Увидев их, Горький шагнул вперед: «ЭтО вы у меня стащили Отрез? Ох, нехОрОшО, – сказал он мрачно. Все замолчали и уставились на маму, готовую провалиться сквозь землю. – Наденьте пальто и пОкажите, ладнО ли сшито. Если испортили мОе сукно, не прОщу». Мама полетела в раздевалку, надела пальто и, дрожа от стыда и унижения, вернулась в гостиную.
«ПОвернитесь-ка, – сказал Горький, – отОйдите… ПодОйдите. Вроде вОрОтник немнОгО мОрщит, а так неплОхО». Все прыснули, а Горький громко расхохотался: «ПрОщаю… НОсите на здОрОвье».
Одно из приключений маминой юности закончилось эскападой с последствиями, имеющими ко мне прямое отношение.
Как-то она, уже расставшись с Тимошенко, репетировала в Школе Русской Драмы свою роль. Во время занятий в зал вошел художник-оформитель Коля, ставший впоследствии легендарным режиссером Театра комедии Николаем Павловичем Акимовым.
«Слушай, Надя, – сказал Акимов, – там внизу с директором разговаривает какой-то мужчина. Высокий, представительный, но на актера не похож… В очках, в костюме и галстуке, интеллигентный, в общем, как ты любишь». Любопытная мама выбежала на лестницу, перегнулась через перила (студия была на третьем этаже) и увидела в пролете таинственного незнакомца.
– Эй, вы! – крикнула она вниз.
– Я? – удивился незнакомец, подняв голову.
– Да-да, вы! Я кончаю репетицию через полчаса.
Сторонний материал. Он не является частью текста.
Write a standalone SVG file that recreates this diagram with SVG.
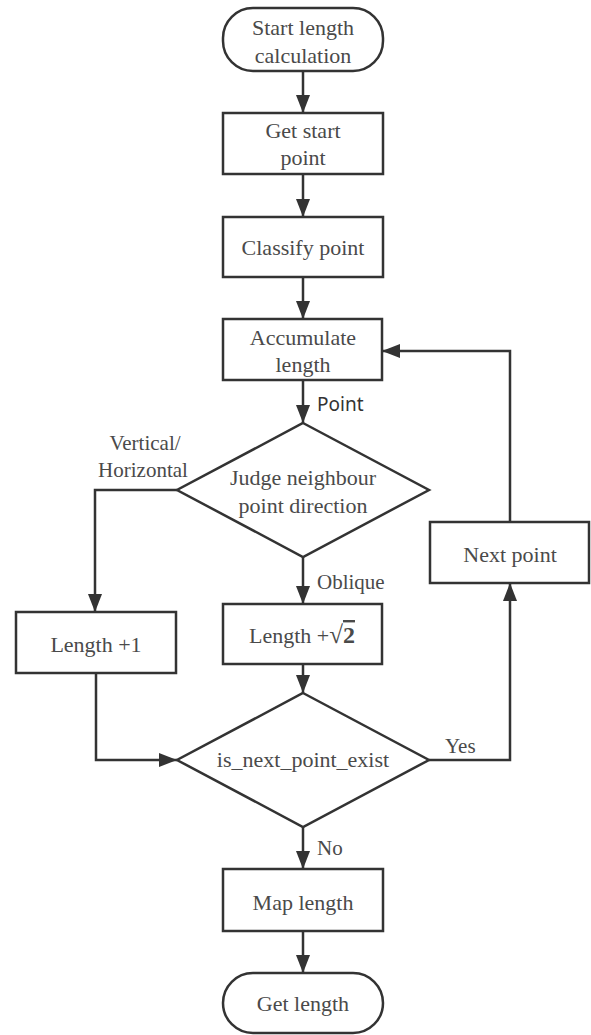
<svg xmlns="http://www.w3.org/2000/svg" width="591" height="1035" viewBox="0 0 591 1035">
<style>
.n{fill:#fff;stroke:#333;stroke-width:2.5}
.t{font-family:'Liberation Serif','Times New Roman',serif;font-size:22px;fill:#4a4a4a;text-anchor:middle}
.l{font-family:'Liberation Serif','Times New Roman',serif;font-size:21px;fill:#4a4a4a}
.s{font-family:'Noto Sans',sans-serif;font-size:19px;fill:#333}
.c{fill:none;stroke:#333;stroke-width:2.5;marker-end:url(#a)}
</style>
<defs>
<marker id="a" markerUnits="userSpaceOnUse" markerWidth="18" markerHeight="14" refX="18" refY="7" orient="auto">
<path d="M0,0 L18,7 L0,14 z" fill="#333"/>
</marker>
</defs>
<rect width="591" height="1035" fill="#fff"/>
<g id="connectors">
<path class="c" d="M303,71 V113"/>
<path class="c" d="M303,174 V217"/>
<path class="c" d="M303,277 V319"/>
<path class="c" d="M303,380 V423"/>
<path class="c" d="M177,490 H95 V612"/>
<path class="c" d="M303,557 V604"/>
<path class="c" d="M303,664 V693"/>
<path class="c" d="M96,673 V760 H177"/>
<path class="c" d="M429,760 H510 V583"/>
<path class="c" d="M510,522 V351 H382"/>
<path class="c" d="M303,827 V869"/>
<path class="c" d="M303,931 V973"/>
<text class="s" x="317" y="411">Point</text>
<text class="l" x="145" y="450" text-anchor="middle">Vertical/</text>
<text class="l" x="143" y="477" text-anchor="middle">Horizontal</text>
<text class="l" x="317" y="589">Oblique</text>
<text class="l" x="445" y="753">Yes</text>
<text class="l" x="317" y="855">No</text>
</g>
<g id="start">
<rect class="n" x="223" y="8" width="160" height="63" rx="30"/>
<text class="t" x="303" y="35">Start length</text>
<text class="t" x="303" y="63">calculation</text>
</g>
<g id="getstart">
<rect class="n" x="223" y="113" width="160" height="61"/>
<text class="t" x="303" y="138">Get start</text>
<text class="t" x="303" y="165">point</text>
</g>
<g id="classify">
<rect class="n" x="223" y="217" width="160" height="60"/>
<text class="t" x="303" y="255">Classify point</text>
</g>
<g id="accumulate">
<rect class="n" x="223" y="319" width="159" height="61"/>
<text class="t" x="303" y="345">Accumulate</text>
<text class="t" x="303" y="372">length</text>
</g>
<g id="judge">
<polygon class="n" points="303,423 429,490 303,557 177,490"/>
<text class="t" x="303" y="485">Judge neighbour</text>
<text class="t" x="303" y="513">point direction</text>
</g>
<g id="len1">
<rect class="n" x="16" y="612" width="160" height="61"/>
<text class="t" x="96" y="652">Length +1</text>
</g>
<g id="lensqrt2">
<rect class="n" x="223" y="604" width="159" height="60"/>
<text class="t" x="302" y="643">Length +<tspan font-size="25">√</tspan><tspan font-weight="bold" font-size="24" text-decoration="overline">2</tspan></text>
</g>
<g id="exist">
<polygon class="n" points="303,693 429,760 303,827 177,760"/>
<text class="t" x="303" y="767">is_next_point_exist</text>
</g>
<g id="next">
<rect class="n" x="430" y="522" width="159" height="61"/>
<text class="t" x="510" y="562">Next point</text>
</g>
<g id="map">
<rect class="n" x="223" y="869" width="160" height="62"/>
<text class="t" x="303" y="910">Map length</text>
</g>
<g id="end">
<rect class="n" x="223" y="973" width="160" height="60" rx="30"/>
<text class="t" x="303" y="1011">Get length</text>
</g>
</svg>
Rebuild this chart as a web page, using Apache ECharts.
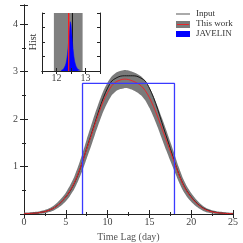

Если не очень торопитесь, подождите… Проводите меня домой, хорошо?
Мама сказала, что интеллигентный незнакомец удивленно посмотрел на директора и покрутил пальцем у виска. Но подождал. И проводил.
Это был Яков Иванович Давидович, мой будущий папа, с которым мама прожила в любви и относительном согласии сорок два года, до самой папиной кончины.
Я не помню, чтобы финансовые и бытовые проблемы служили когда-нибудь поводом для скандалов моих родителей. Зато одной из причин острых разногласий между ними было их различное отношение к музыке. Папа обладал абсолютным слухом. Он и по нотам играл прекрасно, и, услышав любую мелодию, мог сразу воспроизвести ее с интересной аранжировкой. Мама вершиной музыкальных творений почитала цыганские романсы и аргентинские танго. Помню ее рассказ, как после окончания гимназии ее папа спросил, какой она хочет подарок. «Сбросить рояль с третьего этажа», – ответила барышня, которую десять лет обучали игре на фортепьяно лучшие учителя Петербурга.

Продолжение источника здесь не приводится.